Что еще должен сказать Мансур? Обдуманные, приготовленные, прочувствованные слова как бы испарились. Что он скажет теперь девушке? Между тем Диляфруз ждет. Сама только что призналась: «И догадываюсь и не догадываюсь». Значит, хоть и не вполне, но все же догадывается. Мансур обязан говорить, коль уж начал. И он, кажется, нашелся — опять заговорил об осиротевших детях, о их жестоком отце. Да, да, он в неоплатном долгу перед детьми. Обязан облегчить их участь… вывести их в люди, в жизнь. Все как будто правильно. Но это — лишь первая часть разговора. Диляфруз молчит. Наверно, ждет продолжения. Ждет чего-то более важного. Но ему все трудней говорить.
Почему он такой нерешительный?..
Как-то так случилось, что Мансур не переживал настоящих трудностей, испытаний, выпадающих в юности и молодости на долю почти каждого из нас. Он не знал сомнений в своих способностях. И вплоть до поездки на Север не испытывал ни страха, ни потрясений, ни разочарований. Его нельзя было назвать баловнем судьбы. Он со школьной скамьи привык много и добросовестно работать. И все же он не был достаточно закален. А ведь известно: запоздалые детские болезни переносятся гораздо тяжелее. С Мансуром случилось нечто подобное. Перед лицом серьезных испытаний он терялся, иногда падал духом. А теперешние переживания были связаны с острыми угрызениями совести.
Надо признаться: он внушил себе этот разговор с Диляфруз. И все же следует высказаться до конца. Иначе будет нечестно.

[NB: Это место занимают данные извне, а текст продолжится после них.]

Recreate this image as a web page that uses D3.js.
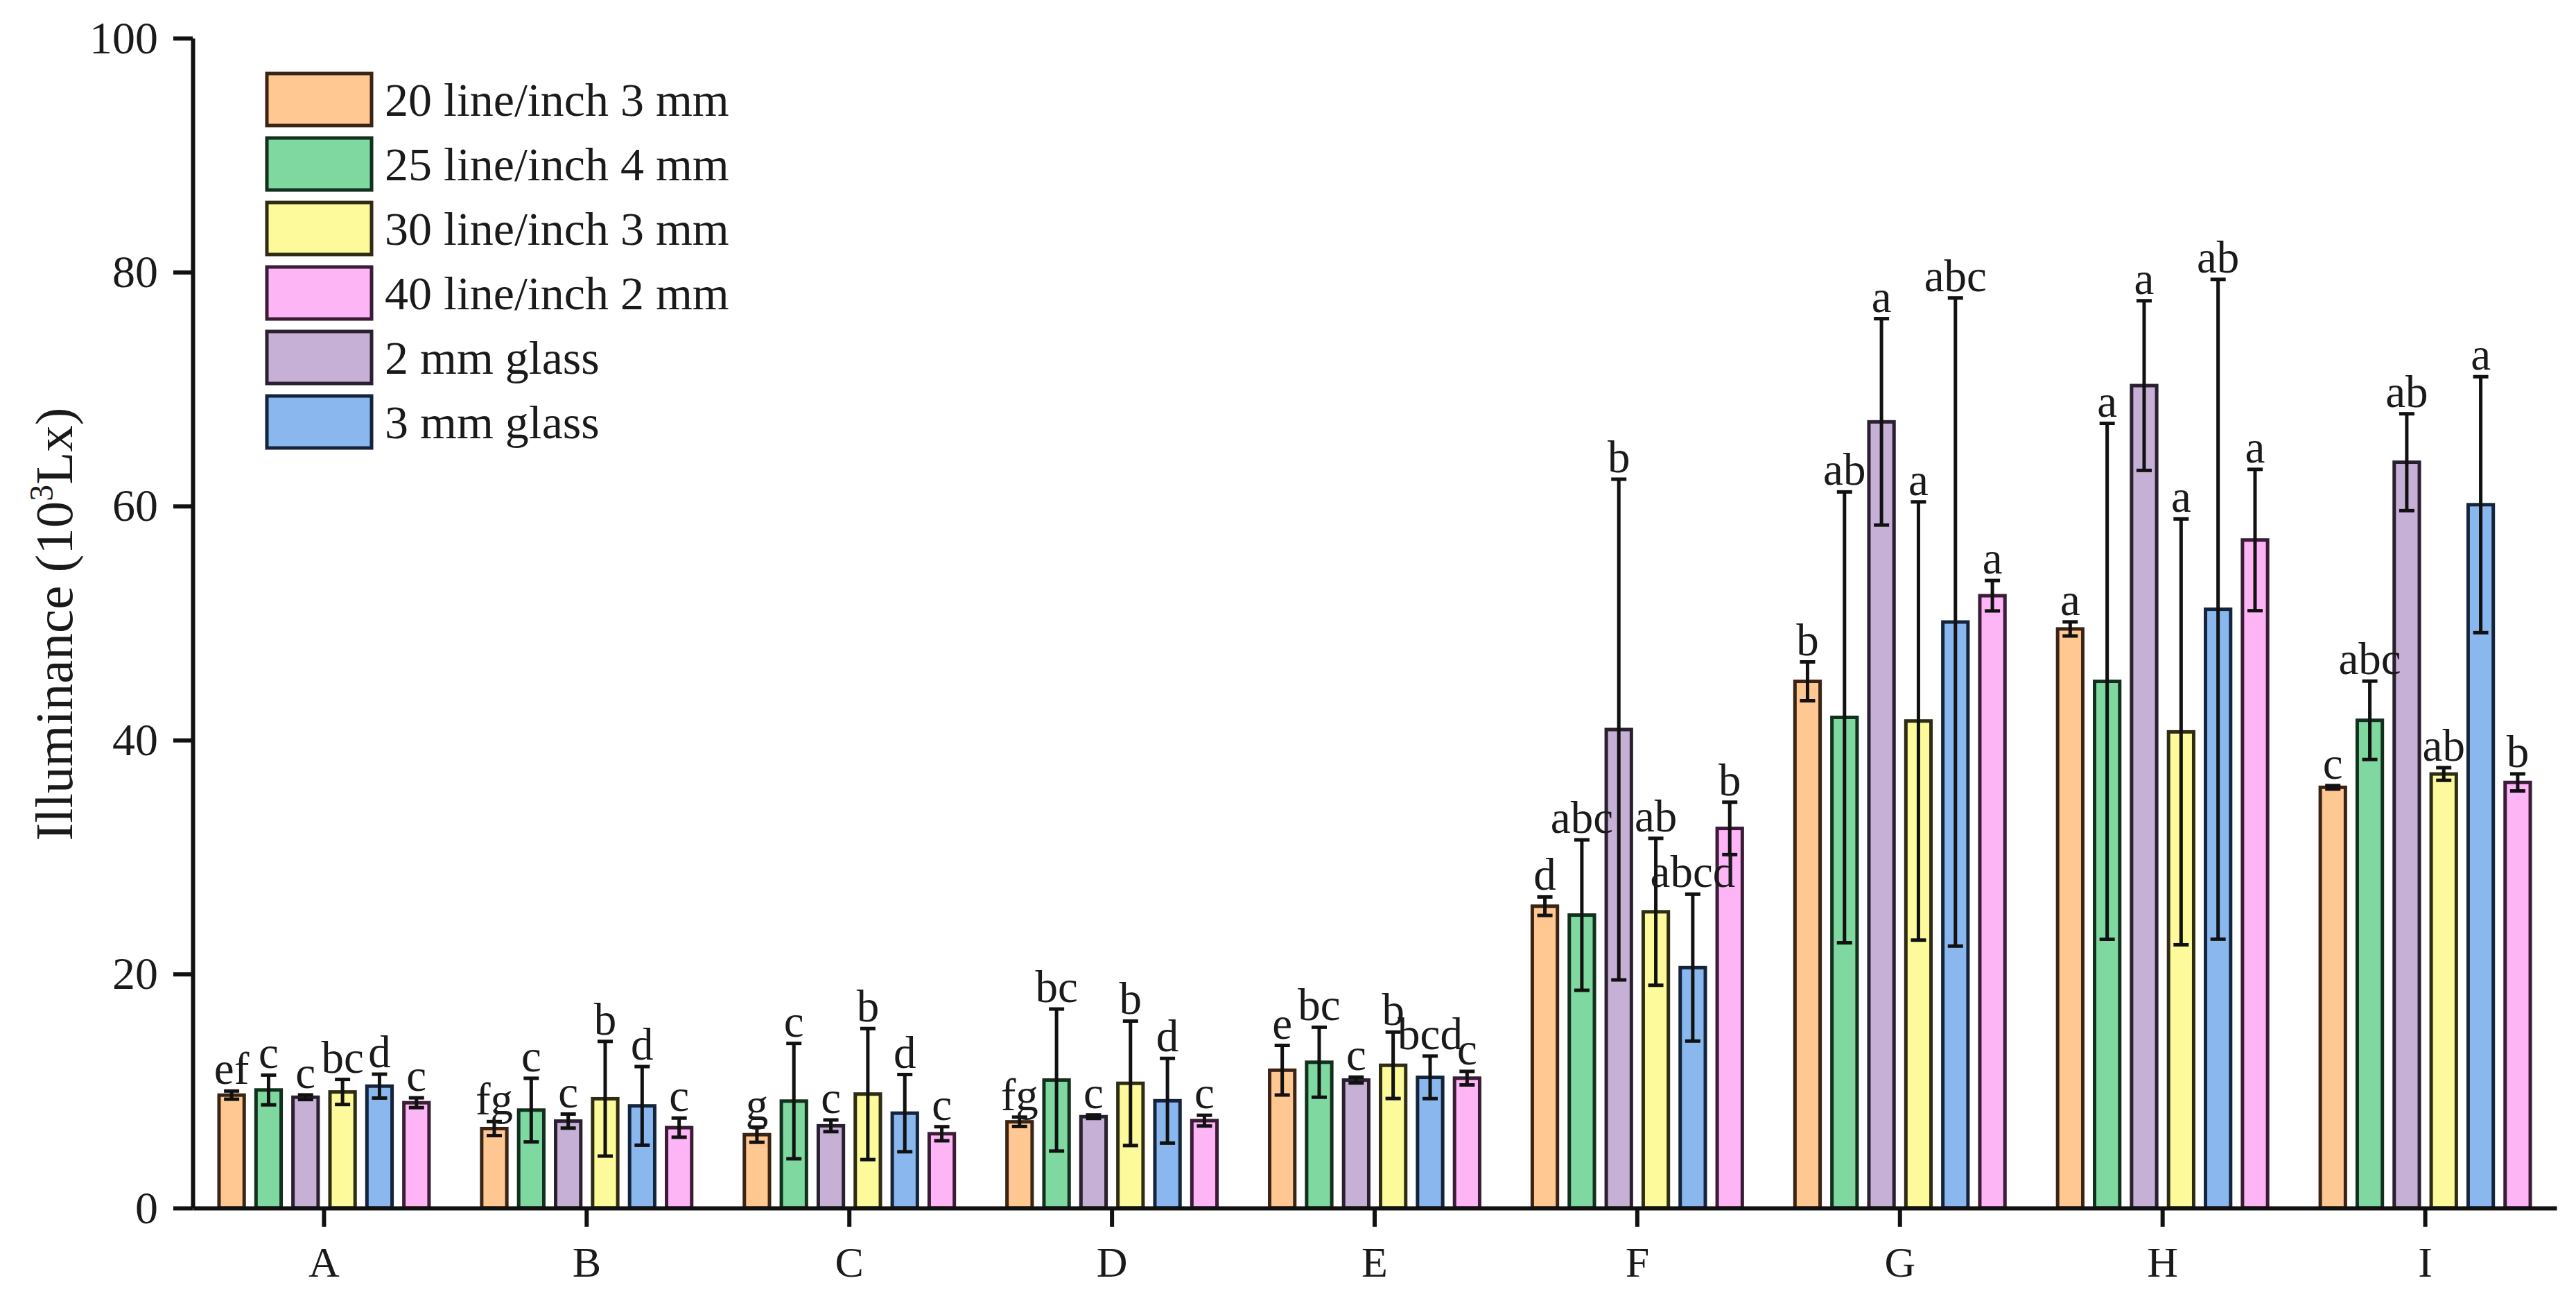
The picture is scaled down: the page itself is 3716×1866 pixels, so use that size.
<!DOCTYPE html>
<html>
<head>
<meta charset="utf-8">
<script src="https://cdn.jsdelivr.net/npm/d3@7"></script>
<style>
  body { margin: 0; background: #fff; }
  text { font-family: "Liberation Serif", "Times New Roman", serif; fill: #1a1a1a; }
</style>
</head>
<body>
<div id="chart"></div>
<script>
// Illuminance per site, six cover types
var categories = ["A", "B", "C", "D", "E", "F", "G", "H", "I"];

// bar order inside each group
var seriesKeys = ["s20", "s25", "g2", "s30", "g3", "s40"];
var seriesNames = {
  s20: "20 line/inch 3 mm",
  s25: "25 line/inch 4 mm",
  s30: "30 line/inch 3 mm",
  s40: "40 line/inch 2 mm",
  g2: "2 mm glass",
  g3: "3 mm glass"
};
// legend order
var legendKeys = ["s20", "s25", "s30", "s40", "g2", "g3"];

var s20 = [9.65, 6.79, 6.27, 7.37, 11.78, 25.8, 45.02, 49.5, 35.96];
var s25 = [10.09, 8.37, 9.14, 10.94, 12.46, 25.04, 41.94, 45.02, 41.69];
var g2  = [9.47, 7.43, 7.03, 7.81, 10.94, 40.9, 67.2, 70.3, 63.75];
var s30 = [9.92, 9.34, 9.74, 10.66, 12.2, 25.32, 41.63, 40.7, 37.1];
var g3  = [10.42, 8.73, 8.11, 9.17, 11.17, 20.55, 50.09, 51.18, 60.12];
var s40 = [9.0, 6.87, 6.35, 7.47, 11.1, 32.45, 52.34, 57.1, 36.38];

var s20Err = [0.35, 0.6, 0.65, 0.4, 2.12, 0.79, 1.66, 0.6, 0.15];
var s25Err = [1.27, 2.72, 4.93, 6.07, 2.99, 6.43, 19.27, 22.05, 3.35];
var g2Err  = [0.2, 0.6, 0.5, 0.15, 0.25, 21.4, 8.82, 7.25, 4.14];
var s30Err = [1.07, 4.9, 5.6, 5.32, 2.84, 6.28, 18.73, 18.2, 0.54];
var g3Err  = [1.02, 3.36, 3.3, 3.62, 1.82, 6.28, 27.7, 28.2, 10.94];
var s40Err = [0.42, 0.82, 0.6, 0.46, 0.58, 2.24, 1.3, 6.04, 0.73];

var s20Sig = ["ef", "fg", "g", "fg", "e", "d", "b", "a", "c"];
var s25Sig = ["c", "c", "c", "bc", "bc", "abc", "ab", "a", "abc"];
var g2Sig  = ["c", "c", "c", "c", "c", "b", "a", "a", "ab"];
var s30Sig = ["bc", "b", "b", "b", "b", "ab", "a", "a", "ab"];
var g3Sig  = ["d", "d", "d", "d", "bcd", "abcd", "abc", "ab", "a"];
var s40Sig = ["c", "c", "c", "c", "c", "b", "a", "a", "b"];

var yTicks = [0, 20, 40, 60, 80, 100];

var means = { s20: s20, s25: s25, g2: g2, s30: s30, g3: g3, s40: s40 };
var errs = { s20: s20Err, s25: s25Err, g2: g2Err, s30: s30Err, g3: g3Err, s40: s40Err };
var sigs = { s20: s20Sig, s25: s25Sig, g2: g2Sig, s30: s30Sig, g3: g3Sig, s40: s40Sig };

var fills = { s20: "#ffc791", s25: "#7fd89f", s30: "#fdfa9b", s40: "#fdb5f6", g2: "#c6b0d6", g3: "#8ab7ee" };
var strokes = { s20: "#3a2416", s25: "#12301d", s30: "#2e2c14", s40: "#3a1c36", g2: "#2a2030", g3: "#14243a" };

var svgWidth = 3716;
var svgHeight = 1866;

var svg = d3.select("#chart")
  .append("svg")
  .attr("width", svgWidth)
  .attr("height", svgHeight);

// scales
var x0 = d3.scaleBand()
  .domain(categories)
  .range([278, 3688])
  .padding(0);

var x1 = d3.scaleBand()
  .domain(seriesKeys)
  .range([-160, 160])
  .paddingInner(0.32)
  .paddingOuter(0.16);

var y = d3.scaleLinear()
  .domain([0, 100])
  .range([1742, 55]);

// flatten for drawing
var rows = [];
categories.forEach(function(c, i) {
  seriesKeys.forEach(function(k) {
    rows.push({ cat: c, key: k, v: means[k][i], e: errs[k][i], sig: sigs[k][i] });
  });
});

function barX(d) { return x0(d.cat) + x0.bandwidth() / 2 + x1(d.key); }
function barMid(d) { return barX(d) + x1.bandwidth() / 2; }

// bars
svg.append("g").selectAll("rect")
  .data(rows)
  .enter().append("rect")
    .attr("x", barX)
    .attr("y", function(d) { return y(d.v); })
    .attr("width", x1.bandwidth())
    .attr("height", function(d) { return y(0) - y(d.v); })
    .attr("fill", function(d) { return fills[d.key]; })
    .attr("stroke", function(d) { return strokes[d.key]; })
    .attr("stroke-width", 5);

// error bars
var eb = svg.append("g")
  .attr("stroke", "#111")
  .attr("stroke-width", 5);

eb.selectAll("line.v")
  .data(rows)
  .enter().append("line")
    .attr("class", "v")
    .attr("x1", barMid).attr("x2", barMid)
    .attr("y1", function(d) { return y(d.v - d.e); })
    .attr("y2", function(d) { return y(d.v + d.e); });

eb.selectAll("line.top")
  .data(rows)
  .enter().append("line")
    .attr("class", "top")
    .attr("x1", function(d) { return barMid(d) - 11; })
    .attr("x2", function(d) { return barMid(d) + 11; })
    .attr("y1", function(d) { return y(d.v + d.e); })
    .attr("y2", function(d) { return y(d.v + d.e); });

eb.selectAll("line.bot")
  .data(rows)
  .enter().append("line")
    .attr("class", "bot")
    .attr("x1", function(d) { return barMid(d) - 11; })
    .attr("x2", function(d) { return barMid(d) + 11; })
    .attr("y1", function(d) { return y(d.v - d.e); })
    .attr("y2", function(d) { return y(d.v - d.e); });

// significance letters
svg.append("g").selectAll("text")
  .data(rows)
  .enter().append("text")
    .attr("x", barMid)
    .attr("y", function(d) { return y(d.v + d.e) - 10; })
    .attr("text-anchor", "middle")
    .style("font-size", "65px")
    .text(function(d) { return d.sig; });

// y axis
var yAxis = svg.append("g")
  .attr("transform", "translate(278,0)")
  .call(d3.axisLeft(y).tickValues(yTicks).tickSize(28).tickSizeOuter(0).tickPadding(22));
yAxis.select(".domain").attr("stroke", "#111").attr("stroke-width", 6);
yAxis.selectAll(".tick line").attr("stroke", "#111").attr("stroke-width", 6);
yAxis.selectAll(".tick text")
  .style("font-size", "66px")
  .style("font-family", "'Liberation Serif', serif")
  .attr("fill", "#1a1a1a");

// x axis
var xAxis = svg.append("g")
  .attr("transform", "translate(0," + y(0) + ")")
  .call(d3.axisBottom(x0).tickSize(27).tickSizeOuter(0).tickPadding(28));
xAxis.select(".domain").attr("stroke", "#111").attr("stroke-width", 6);
xAxis.selectAll(".tick line").attr("stroke", "#111").attr("stroke-width", 6);
xAxis.selectAll(".tick text")
  .style("font-size", "62px")
  .style("font-family", "'Liberation Serif', serif")
  .attr("fill", "#1a1a1a");

// y label
var yl = svg.append("text")
  .attr("transform", "translate(104,900) rotate(-90)")
  .attr("text-anchor", "middle")
  .style("font-size", "77px");
yl.append("tspan").text("Illuminance (10");
yl.append("tspan").attr("dy", -28).style("font-size", "48px").text("3");
yl.append("tspan").attr("dy", 28).text("Lx)");

// legend
var legend = svg.append("g")
  .attr("transform", "translate(385,106)");

var item = legend.selectAll("g")
  .data(legendKeys)
  .enter().append("g")
    .attr("transform", function(d, i) { return "translate(0," + (i * 93) + ")"; });

item.append("rect")
  .attr("width", 151)
  .attr("height", 75)
  .attr("fill", function(d) { return fills[d]; })
  .attr("stroke", function(d) { return strokes[d]; })
  .attr("stroke-width", 5);

item.append("text")
  .attr("x", 170)
  .attr("y", 61)
  .style("font-size", "68px")
  .text(function(d) { return seriesNames[d]; });
</script>
</body>
</html>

Он взял осторожно обе руки девушки.
— Диляфруз, помочь детям можно лишь в том случае, если… если мы с тобой будем вместе… Да, если все будем вместе! — уже твердо закончил он. — Вы понимаете, что я хочу сказать, Диляфруз?
Она мгновенно взглянула на него. Это был обжигающий взгляд. Потом, уронив голову, закрыла ладонями лицо. Мансур обнял ее, привлек к себе. Она не сопротивлялась. Притихла, словно голубка, только плечи слегка дрожали. И вдруг вскинула голову, отстранилась от Мансура. Лучистые глаза ее теперь были наполнены слезами.
— Вам не кажется, Мансур-абы, что вы избрали путь, требующий от нас обоих слишком больших жертв? — медленно проговорила она.
— Да, Диляфруз, — ответил Мансур, — я знаю об этом. Но других путей нет.
— Чтобы уберечь от тяжелых испытаний две юных жизни, надо пожертвовать еще двумя жизнями… — Диляфруз отчетливо произнесла эти суровые слова, как бы думая вслух.
— Других путей нет, Диляфруз, — повторил Мансур.
Не слушая его, девушка продолжала:
— Предположим, не так уж трудно принести эту жертву… Но что мы получим взамен? А если не получим, сумеем ли дать счастье детям?